Entrevistado: André Elias Barreto da Silva
Entrevistador: Memorial - PIBID
Tipo: história de vida
Duração:
Local:
Data: 11/01/2017
Sumário

André Elias Barreto da Silva foi bolsista do Pibid no Subprojeto História UFF – 2014 (Entrega do memorial – 11/2017)

Memorial PIBID

 

Começar um texto é sempre uma tarefa complicada. Pensei muito sobre como estruturaria o meu e achei pertinente iniciar com a minha própria carta de intenções ao Pibid, e falar um pouco em cima da própria. Possuo menos de seis meses no programa, mas tentarei dimensionar minha participação, minhas frustrações, satisfações, minhas expectativas e o que eu já pude notar em mim mesmo de evolução na atividade docente.

 

Em minha carta de intenções eu escrevo o seguinte:

O meu propósito ao entrar no curso de licenciatura em História da UFF, sempre foi visando a docência. O que me fez escutar as velhas máximas “professor ganha mal”, “não é valorizado”, “vai morrer de fome, ter 3 matriculas pra sobreviver”. Vindas de pessoas próximas a mim, familiares e amigos. Entretanto, acredito que ser professor num cenário como este, de pouca valorização ao magistério e com governos que tratam da educação como um gasto e não um investimento. Torna a profissão ainda mais nobre. Um grande desafio eu diria. Mas na história sempre existiram pessoas que aceitavam tais adversidades e aqueles que lutavam para reformular a realidade. Eu prefiro me inserir no segundo grupo de pessoas, dos que apesar das dificuldades e desafios da educação, estão dispostos a enfrentar e sobretudo não desistir de uma educação que possa ter qualidade e ser libertadora de verdade.

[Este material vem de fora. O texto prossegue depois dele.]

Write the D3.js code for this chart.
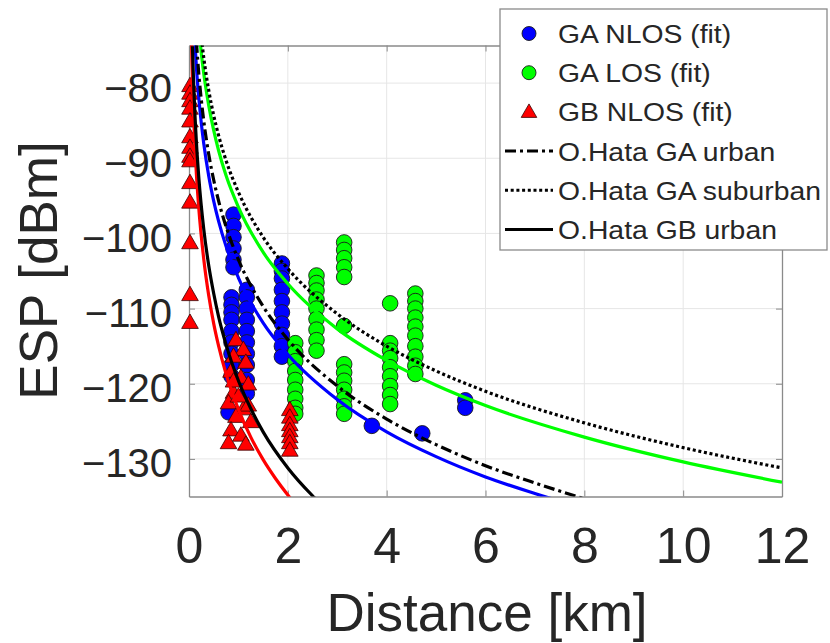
<!DOCTYPE html>
<html>
<head>
<meta charset="utf-8">
<script src="https://cdn.jsdelivr.net/npm/d3@7"></script>
<style>
  html, body { margin: 0; padding: 0; background: #fff; }
  svg { display: block; font-family: "Liberation Sans", Arial, Helvetica, sans-serif; }
</style>
</head>
<body>
<svg id="chart" width="830" height="643"></svg>
<script>
// ---------- data ----------
const xTicks = [0, 2, 4, 6, 8, 10, 12];
const yTicks = [-130, -120, -110, -100, -90, -80];

// GA NLOS measurements (blue circles)
const gaNlosDist = [0.9,0.9,0.9,0.9,0.9,0.9,
  0.86,0.86,0.86,0.86,0.86,0.86,0.86,0.86,0.86,
  1.17,1.17,1.17,1.17,1.17,1.17,1.17,1.17,1.17,1.17,
  0.8,
  1.88,1.88,1.88,1.88,1.88,1.88,1.88,1.88,1.88,1.88,
  3.7, 4.72, 5.59, 5.59];
const gaNlosEsp = [-97.5,-99,-100.5,-102,-103.5,-104.5,
  -108.5,-109.5,-110.5,-111.5,-113,-114.5,-116,-117.5,-119,
  -107.5,-108.5,-110,-111.5,-113,-114.5,-116,-117.5,-119.5,-121.3,
  -123.8,
  -104,-105,-106,-107.5,-109,-110.5,-112,-113.5,-115,-116.4,
  -125.6, -126.6, -122.2, -123.2];

// GA LOS measurements (green circles)
const gaLosDist = [2.15,2.15,2.15,2.15,2.15,2.15,2.15,2.15,2.15,
  2.58,2.58,2.58,2.58,2.58,2.58,2.58,2.58,2.58,
  3.14,3.14,3.14,3.14,3.14,3.14,3.14,3.14,3.14,3.14,3.14,3.14,3.14,
  4.07,4.07,4.07,4.07,4.07,4.07,4.07,4.07,4.07,
  4.58,4.58,4.58,4.58,4.58,4.58,4.58,4.58,4.58,4.58];
const gaLosEsp = [-114.6,-115.8,-117,-118.3,-119.5,-120.8,-122,-123.2,-124,
  -105.6,-106.6,-107.6,-108.8,-110,-111.4,-112.8,-114.2,-115.6,
  -101.2,-102.2,-103.3,-104.5,-105.8,-112.3,-117.4,-118.5,-119.6,-120.8,-122,-123,-124,
  -109.3,-114.6,-115.6,-116.6,-117.8,-119,-120.3,-121.5,-122.7,
  -108,-109,-110,-111.2,-112.4,-113.6,-115,-116.4,-117.6,-118.7];

// GB NLOS measurements (red triangles)
const gbNlosDist = [0.02,0.02,0.02,0.02,0.02,0.02,0.02,0.02,0.02,0.02,0.02,0.02,0.02,0.02,
  0.95,1.1,0.9,1.15,0.85,1.05,1.2,0.9,0.8,1.1,0.95,1.25,0.85,1.05,0.8,1.15,1.0,0.9,1.2,
  2.04,2.04,2.04,2.04,2.04,2.04,2.04];
const gbNlosEsp = [-80.5,-81.5,-82.5,-83.5,-85.2,-87.3,-88.7,-89.9,-90.5,-93.4,-96,-101.4,-108.3,-112,
  -114.3,-115.6,-116.5,-117.3,-118.5,-119.3,-120.2,-121.3,-122.7,-123.5,-124.5,-125.2,-126.3,-127,-128,-128.2,-121.8,-119.8,-123,
  -123.6,-124.6,-125.6,-126.4,-127.2,-128,-129];

// fitted / model curves
const fitGaNlosDist = [0.12,0.15,0.2,0.25,0.3,0.4,0.5,0.6,0.75,1,1.5,2,3,4,5,6,7,8];
const fitGaNlosEsp  = [-74.6,-77.9,-82.1,-85.4,-88.1,-92.4,-95.7,-98.4,-101.7,-105.9,-111.9,-116.1,-122.1,-126.4,-129.7,-132.4,-134.6,-136.6];

const fitGaLosDist = [0.2,0.25,0.3,0.4,0.5,0.6,0.75,1,1.5,2,3,4,5,6,8,10,12];
const fitGaLosEsp  = [-72.8,-76.1,-78.8,-83.0,-86.3,-89.0,-92.3,-96.5,-102.5,-106.7,-112.7,-116.9,-120.2,-122.9,-127.1,-130.4,-133.1];

const fitGbNlosDist = [0.05,0.06,0.07,0.1,0.15,0.2,0.3,0.4,0.5,0.6,0.75,1,1.25,1.5,1.75,2,2.25];
const fitGbNlosEsp  = [-74.0,-77.0,-79.5,-85.4,-92.1,-96.8,-103.5,-108.3,-112.0,-115.0,-118.7,-123.4,-127.1,-130.1,-132.6,-134.8,-136.8];

const hataGaUrbanDist = [0.15,0.2,0.25,0.3,0.4,0.5,0.6,0.75,1,1.5,2,3,4,5,6,7,8];
const hataGaUrbanEsp  = [-74.5,-78.9,-82.3,-85.1,-89.5,-92.9,-95.7,-99.1,-103.5,-109.7,-114.1,-120.3,-124.7,-128.1,-130.9,-133.2,-135.3];

const hataGaSuburbanDist = [0.25,0.3,0.4,0.5,0.6,0.75,1,1.5,2,3,4,5,6,8,10,12];
const hataGaSuburbanEsp  = [-74.0,-76.7,-81.0,-84.3,-87.0,-90.3,-94.5,-100.5,-104.7,-110.7,-115.0,-118.3,-121.0,-125.2,-128.5,-131.2];

const hataGbUrbanDist = [0.07,0.08,0.1,0.15,0.2,0.3,0.4,0.5,0.6,0.75,1,1.25,1.5,2,2.5,2.75];
const hataGbUrbanEsp  = [-75.1,-77.4,-81.1,-87.9,-92.7,-99.5,-104.3,-108.0,-111.1,-114.8,-119.6,-123.3,-126.4,-131.2,-134.9,-136.5];

const legendLabels = ["GA NLOS (fit)", "GA LOS (fit)", "GB NLOS (fit)",
  "O.Hata GA urban", "O.Hata GA suburban", "O.Hata GB urban"];

// ---------- drawing ----------
const svg = d3.select("#chart");
const L = 189, R = 782, T = 45.5, B = 496.5;
const x = d3.scaleLinear().domain([0, 12]).range([L, R]);
const y = d3.scaleLinear().domain([-135, -75]).range([B, T]);

const axisColor = "#8a8a8a";
const textColor = "#262626";
const circleR = 7.8;

// grid
const grid = svg.append("g");
grid.selectAll(".gx").data(xTicks.slice(1, -1)).join("line")
  .attr("x1", d => x(d)).attr("x2", d => x(d)).attr("y1", T).attr("y2", B)
  .attr("stroke", "#e6e6e6").attr("stroke-width", 1);
grid.selectAll(".gy").data(yTicks).join("line")
  .attr("y1", d => y(d)).attr("y2", d => y(d)).attr("x1", L).attr("x2", R)
  .attr("stroke", "#e6e6e6").attr("stroke-width", 1);

// axes
const fmtY = d => (d < 0 ? "\u2212" + Math.abs(d) : String(d));
const xAxis = svg.append("g").attr("transform", `translate(0,${B})`)
  .call(d3.axisBottom(x).tickValues(xTicks).tickSizeInner(-6).tickSizeOuter(0).tickPadding(30));
const yAxis = svg.append("g").attr("transform", `translate(${L},0)`)
  .call(d3.axisLeft(y).tickValues(yTicks).tickFormat(fmtY).tickSizeInner(-6).tickSizeOuter(0).tickPadding(17));
const xTop = svg.append("g").attr("transform", `translate(0,${T})`)
  .call(d3.axisTop(x).tickValues(xTicks).tickSizeInner(-6).tickSizeOuter(0).tickFormat(""));
const yRight = svg.append("g").attr("transform", `translate(${R},0)`)
  .call(d3.axisRight(y).tickValues(yTicks).tickSizeInner(-6).tickSizeOuter(0).tickFormat(""));

[xAxis, yAxis, xTop, yRight].forEach(g => {
  g.select(".domain").attr("stroke", axisColor).attr("stroke-width", 1.3);
  g.selectAll(".tick line").attr("stroke", axisColor).attr("stroke-width", 1);
});
xAxis.selectAll(".tick text")
  .attr("fill", textColor).attr("font-size", 50)
  .attr("font-family", "'Liberation Sans', Arial, sans-serif")
  .attr("dy", null).attr("y", 66);
yAxis.selectAll(".tick text")
  .attr("fill", textColor).attr("font-size", 40)
  .attr("font-family", "'Liberation Sans', Arial, sans-serif")
  .attr("dy", null).attr("y", 18).attr("x", -17);

// axis labels
svg.append("text").attr("x", 487).attr("y", 631).attr("text-anchor", "middle")
  .attr("font-size", 53).attr("fill", textColor).text("Distance [km]");
svg.append("text").attr("transform", "translate(56.5,270.5) rotate(-90)")
  .attr("text-anchor", "middle").attr("font-size", 53).attr("fill", textColor).text("ESP [dBm]");

// markers
const pts = (ds, vs) => ds.map((d, i) => [d, vs[i]]);
const marks = svg.append("g");
marks.selectAll(".b").data(pts(gaNlosDist, gaNlosEsp)).join("circle")
  .attr("cx", d => x(d[0])).attr("cy", d => y(d[1])).attr("r", circleR)
  .attr("fill", "#0000ff").attr("stroke", "#1a1a1a").attr("stroke-width", 0.9);
marks.selectAll(".g").data(pts(gaLosDist, gaLosEsp)).join("circle")
  .attr("cx", d => x(d[0])).attr("cy", d => y(d[1])).attr("r", circleR)
  .attr("fill", "#00ff00").attr("stroke", "#1a1a1a").attr("stroke-width", 0.9);
const tri = d3.symbol().type(d3.symbolTriangle).size(120);
marks.selectAll(".r").data(pts(gbNlosDist, gbNlosEsp)).join("path")
  .attr("d", tri).attr("transform", d => `translate(${x(d[0])},${y(d[1])})`)
  .attr("fill", "#ff0000").attr("stroke", "#3a0000").attr("stroke-width", 0.8);

// curves
svg.append("clipPath").attr("id", "plotclip").append("rect")
  .attr("x", L).attr("y", T).attr("width", R - L).attr("height", B - T);
const line = d3.line().x(d => x(d[0])).y(d => y(d[1])).curve(d3.curveMonotoneX);
const curves = [
  {ds: fitGaNlosDist, vs: fitGaNlosEsp, color: "#0000ff", dash: null},
  {ds: fitGaLosDist, vs: fitGaLosEsp, color: "#00ff00", dash: null},
  {ds: fitGbNlosDist, vs: fitGbNlosEsp, color: "#ff0000", dash: null},
  {ds: hataGaUrbanDist, vs: hataGaUrbanEsp, color: "#000", dash: "11,4,3,4"},
  {ds: hataGaSuburbanDist, vs: hataGaSuburbanEsp, color: "#000", dash: "3,2.7"},
  {ds: hataGbUrbanDist, vs: hataGbUrbanEsp, color: "#000", dash: null}
];
const cg = svg.append("g").attr("clip-path", "url(#plotclip)");
curves.forEach(c => {
  cg.append("path").attr("d", line(pts(c.ds, c.vs)))
    .attr("fill", "none").attr("stroke", c.color).attr("stroke-width", 3.2)
    .attr("stroke-dasharray", c.dash);
});

// legend
const lg = svg.append("g");
lg.append("rect").attr("x", 500).attr("y", 9).attr("width", 327).attr("height", 241)
  .attr("fill", "#fff").attr("stroke", "#8a8a8a").attr("stroke-width", 1.3);
const rowY = i => 33.5 + i * 39.2;
lg.append("circle").attr("cx", 529).attr("cy", rowY(0)).attr("r", 7)
  .attr("fill", "#0000ff").attr("stroke", "#1a1a1a").attr("stroke-width", 0.9);
lg.append("circle").attr("cx", 529).attr("cy", rowY(1)).attr("r", 7)
  .attr("fill", "#00ff00").attr("stroke", "#1a1a1a").attr("stroke-width", 0.9);
lg.append("path").attr("d", d3.symbol().type(d3.symbolTriangle).size(105))
  .attr("transform", `translate(529,${rowY(2) + 1})`)
  .attr("fill", "#ff0000").attr("stroke", "#3a0000").attr("stroke-width", 0.8);
[3, 4, 5].forEach(i => {
  lg.append("line").attr("x1", 505).attr("x2", 553).attr("y1", rowY(i)).attr("y2", rowY(i))
    .attr("stroke", "#000").attr("stroke-width", 3).attr("stroke-dasharray", curves[i].dash);
});
legendLabels.forEach((t, i) => {
  lg.append("text").attr("transform", `translate(558,${rowY(i) + 9.5}) scale(1.09,1)`)
    .attr("font-size", 26).attr("fill", textColor).text(t);
});
</script>
</body>
</html>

Paulo Freire dizia, “Se a educação sozinha não transforma a sociedade, sem ela tampouco a sociedade muda.” Portanto, compartilho da mesma ideia e acredito veementemente que o papel do educador seja um dos mais importantes para qualquer país que almeje maior igualdade e maior dignidade para seu povo. Não obstante, é imprescindível para a educação básica que se tenha profissionais competentes e capazes para tal função. Afinal, propagar o conhecimento e estimular o pensamento a fins de que o aluno possa ter esclarecimento, discernimento e crítica. Não é uma tarefa simples. Mas essencial para a sociedade. Principalmente quando se trata da questão social do Brasil. É através de uma educação básica de qualidade que o individuo poderá almejar passos maiores em sua vida.

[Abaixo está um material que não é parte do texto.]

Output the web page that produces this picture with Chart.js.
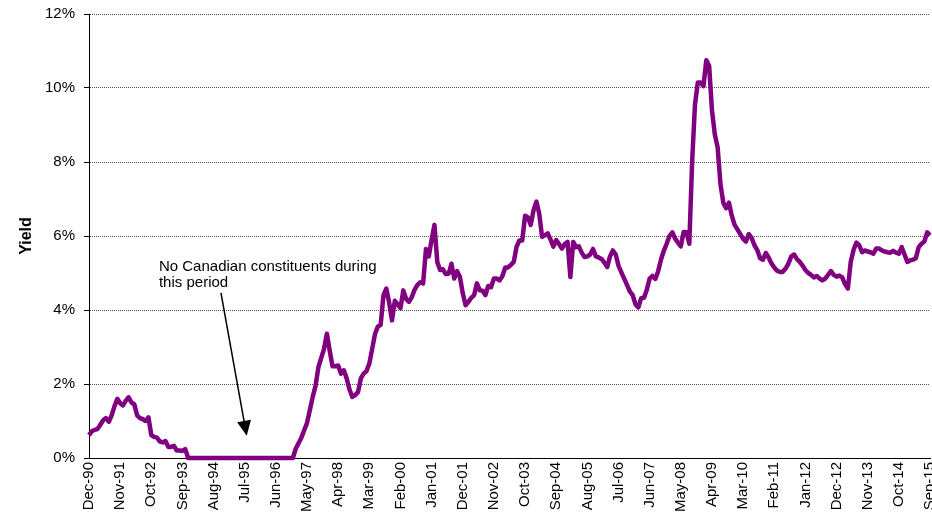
<!DOCTYPE html>
<html>
<head>
<meta charset="utf-8">
<script src="https://cdn.jsdelivr.net/npm/chart.js@4.4.1/dist/chart.umd.min.js"></script>
<style>
  html, body { margin: 0; padding: 0; background: #fff; }
  canvas { display: block; }
</style>
</head>
<body>
<canvas id="yieldChart" width="932" height="519"></canvas>
<script>
(function () {
  'use strict';

  // monthly yield (%), Dec-90 .. Sep-15
  const yield1991to1993 = [
    0.62, 0.72, 0.76, 0.78, 0.90, 1.02, 1.08, 0.98, 1.15, 1.40, 1.60, 1.48,
    1.42, 1.55, 1.64, 1.50, 1.45, 1.15, 1.08, 1.05, 1.00, 1.10, 0.62, 0.57,
    0.55, 0.45, 0.42, 0.46, 0.30, 0.30, 0.33, 0.20, 0.20, 0.19, 0.24, 0.00
  ];
  // no Canadian constituents
  const yield1994to1996 = [
    0, 0, 0, 0, 0, 0, 0, 0, 0, 0, 0, 0,
    0, 0, 0, 0, 0, 0, 0, 0, 0, 0, 0, 0,
    0, 0, 0, 0, 0, 0, 0, 0, 0, 0, 0, 0, 0
  ];
  const yield1997to2000 = [
    0.25, 0.40, 0.55, 0.75, 0.95, 1.30, 1.65, 1.95, 2.45, 2.70, 2.95, 3.36,
    2.90, 2.48, 2.48, 2.50, 2.28, 2.37, 2.15, 1.85, 1.65, 1.70, 1.78, 2.15,
    2.28, 2.35, 2.55, 2.95, 3.35, 3.55, 3.60, 4.40, 4.58, 4.20, 3.72, 4.25,
    4.15, 4.05, 4.53, 4.30, 4.22, 4.35, 4.55, 4.68, 4.75, 4.72, 5.65, 5.45
  ];
  const yield2001to2005 = [
    5.90, 6.30, 5.30, 5.08, 5.10, 4.97, 4.98, 5.25, 4.85, 5.05, 4.89, 4.45,
    4.13, 4.22, 4.33, 4.40, 4.72, 4.53, 4.52, 4.40, 4.65, 4.62, 4.85, 4.85,
    4.80, 4.92, 5.15, 5.15, 5.22, 5.30, 5.71, 5.88, 5.88, 6.55, 6.50, 6.30,
    6.70, 6.93, 6.60, 5.98, 6.02, 6.07, 5.90, 5.71, 5.89, 5.78, 5.66, 5.78,
    5.84, 4.89, 5.84
  ];
  const yield2005to2009 = [
    5.70, 5.72, 5.55, 5.43, 5.45, 5.50, 5.65, 5.45, 5.42, 5.38, 5.28, 5.16,
    5.45, 5.61, 5.50, 5.20, 5.02, 4.85, 4.68, 4.50, 4.40, 4.15, 4.07, 4.32,
    4.33, 4.55, 4.85, 4.92, 4.84, 5.05, 5.36, 5.60, 5.79, 6.00, 6.10, 5.93,
    5.82, 5.72, 6.11, 6.10, 5.79, 8.00, 9.55, 10.15, 10.15, 10.05, 10.75, 10.60,
    9.40, 8.75, 8.40
  ];
  const yield2009to2013 = [
    7.40, 6.90, 6.75, 6.90, 6.55, 6.30, 6.18, 6.05, 5.92, 5.85, 6.05, 5.95,
    5.75, 5.62, 5.40, 5.36, 5.54, 5.42, 5.26, 5.15, 5.06, 5.03, 5.03, 5.12,
    5.25, 5.45, 5.50, 5.38, 5.30, 5.20, 5.08, 5.00, 4.95, 4.88, 4.92, 4.85,
    4.80, 4.85, 4.95, 5.05, 4.95, 4.90, 4.93, 4.88, 4.70, 4.58, 5.30, 5.62
  ];
  const yield2013to2015 = [
    5.82, 5.75, 5.56, 5.61, 5.58, 5.56, 5.52, 5.66, 5.66, 5.61, 5.58, 5.56,
    5.55, 5.60, 5.55, 5.52, 5.70, 5.50, 5.30, 5.34, 5.36, 5.40, 5.70, 5.79,
    5.85, 6.10, 6.02
  ];

  const TICK_LABELS = [
    'Dec-90', 'Nov-91', 'Oct-92', 'Sep-93', 'Aug-94', 'Jul-95', 'Jun-96',
    'May-97', 'Apr-98', 'Mar-99', 'Feb-00', 'Jan-01', 'Dec-01', 'Nov-02',
    'Oct-03', 'Sep-04', 'Aug-05', 'Jul-06', 'Jun-07', 'May-08', 'Apr-09',
    'Mar-10', 'Feb-11', 'Jan-12', 'Dec-12', 'Nov-13', 'Oct-14', 'Sep-15'
  ];
  const Y_TICKS = [0, 2, 4, 6, 8, 10, 12];

  const NOTE_LINES = ['No Canadian constituents during', 'this period'];
  const NOTE_AT = [24.7, 5.06];       // [month index, yield]
  const ARROW_FROM = [46.6, 4.46];
  const ARROW_TO = [55.7, 0.60];

  const MON = ['Jan', 'Feb', 'Mar', 'Apr', 'May', 'Jun', 'Jul', 'Aug', 'Sep', 'Oct', 'Nov', 'Dec'];
  const yields = [].concat(yield1991to1993, yield1994to1996, yield1997to2000,
    yield2001to2005, yield2005to2009, yield2009to2013, yield2013to2015);
  const months = yields.map((_, i) => {
    const m = 11 + i;
    const yr = 1990 + Math.floor(m / 12);
    return MON[m % 12] + '-' + String(yr % 100).padStart(2, '0');
  });

  const FONT = '"Liberation Sans", Arial, sans-serif';
  Chart.defaults.font.family = FONT;
  Chart.defaults.color = '#000';

  const notePlugin = {
    id: 'note',
    afterDatasetsDraw(chart) {
      const { ctx, scales: { x, y } } = chart;
      ctx.save();
      ctx.fillStyle = '#000';
      ctx.strokeStyle = '#000';
      ctx.font = '15px ' + FONT;
      ctx.textAlign = 'left';
      ctx.textBaseline = 'alphabetic';
      const tx = x.getPixelForValue(NOTE_AT[0]);
      const ty = y.getPixelForValue(NOTE_AT[1]);
      NOTE_LINES.forEach((t, k) => ctx.fillText(t, tx, ty + k * 16.5));

      const x1 = x.getPixelForValue(ARROW_FROM[0]), y1 = y.getPixelForValue(ARROW_FROM[1]);
      const x2 = x.getPixelForValue(ARROW_TO[0]), y2 = y.getPixelForValue(ARROW_TO[1]);
      const len = Math.hypot(x2 - x1, y2 - y1);
      const ux = (x2 - x1) / len, uy = (y2 - y1) / len;
      const head = 15, half = 7;
      const bx = x2 - ux * head, by = y2 - uy * head;
      ctx.lineWidth = 1.5;
      ctx.beginPath();
      ctx.moveTo(x1, y1);
      ctx.lineTo(bx, by);
      ctx.stroke();
      ctx.beginPath();
      ctx.moveTo(x2, y2);
      ctx.lineTo(bx - uy * half, by + ux * half);
      ctx.lineTo(bx + uy * half, by - ux * half);
      ctx.closePath();
      ctx.fill();
      ctx.restore();
    }
  };

  new Chart(document.getElementById('yieldChart'), {
    type: 'line',
    data: {
      labels: months,
      datasets: [{
        data: yields,
        borderColor: '#800080',
        borderWidth: 4.5,
        borderJoinStyle: 'round',
        pointRadius: 0,
        tension: 0,
        fill: false,
        clip: false
      }]
    },
    options: {
      responsive: false,
      animation: false,
      devicePixelRatio: 1,
      layout: { padding: { left: 0, top: 14, right: 2, bottom: 0 } },
      plugins: {
        legend: { display: false },
        tooltip: { enabled: false }
      },
      scales: {
        x: {
          offset: false,
          grid: { display: false, drawTicks: false },
          border: { display: true, color: '#000', width: 1 },
          ticks: {
            autoSkip: false,
            maxRotation: 90,
            minRotation: 90,
            padding: 4,
            font: { size: 15 },
            color: '#000',
            callback: (v, i) => TICK_LABELS.includes(months[i]) ? months[i] : null
          },
          afterFit: s => { s.height = 61; s.paddingLeft = 0; s.paddingRight = 0; }
        },
        y: {
          min: 0,
          max: 12,
          afterBuildTicks: s => { s.ticks = Y_TICKS.map(v => ({ value: v })); },
          grid: {
            color: '#555',
            lineWidth: 1,
            drawTicks: true,
            tickLength: 5,
            tickColor: '#000'
          },
          border: { display: true, color: '#000', width: 1, dash: [1, 1] },
          ticks: {
            padding: 9,
            font: { size: 15 },
            color: '#000',
            callback: v => v + '%'
          },
          title: {
            display: true,
            text: 'Yield',
            color: '#000',
            font: { size: 16, weight: 'bold' },
            padding: { top: 17, bottom: 0 }
          },
          afterFit: s => { s.width = 89; s.paddingTop = 0; s.paddingBottom = 0; }
        }
      }
    },
    plugins: [notePlugin]
  });
})();
</script>
</body>
</html>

Todavia, já tive a oportunidade de conhecer o universo do oficio do historiador graças a minha bolsa de desenvolvimento acadêmico. O que foi muito enriquecedor para minha formação. Entretanto, me sinto preparado para obter experiência, viver a realidade do ensino público estando do outro lado, uma vez que sempre estudei em colégios públicos e conheço bem a realidade. Além de poder contribuir com o aprendizado de alunos da rede pública. Que são capazes, embora todas as dificuldades. E poder incentivar e mostrar isso a eles será bastante gratificante para mim.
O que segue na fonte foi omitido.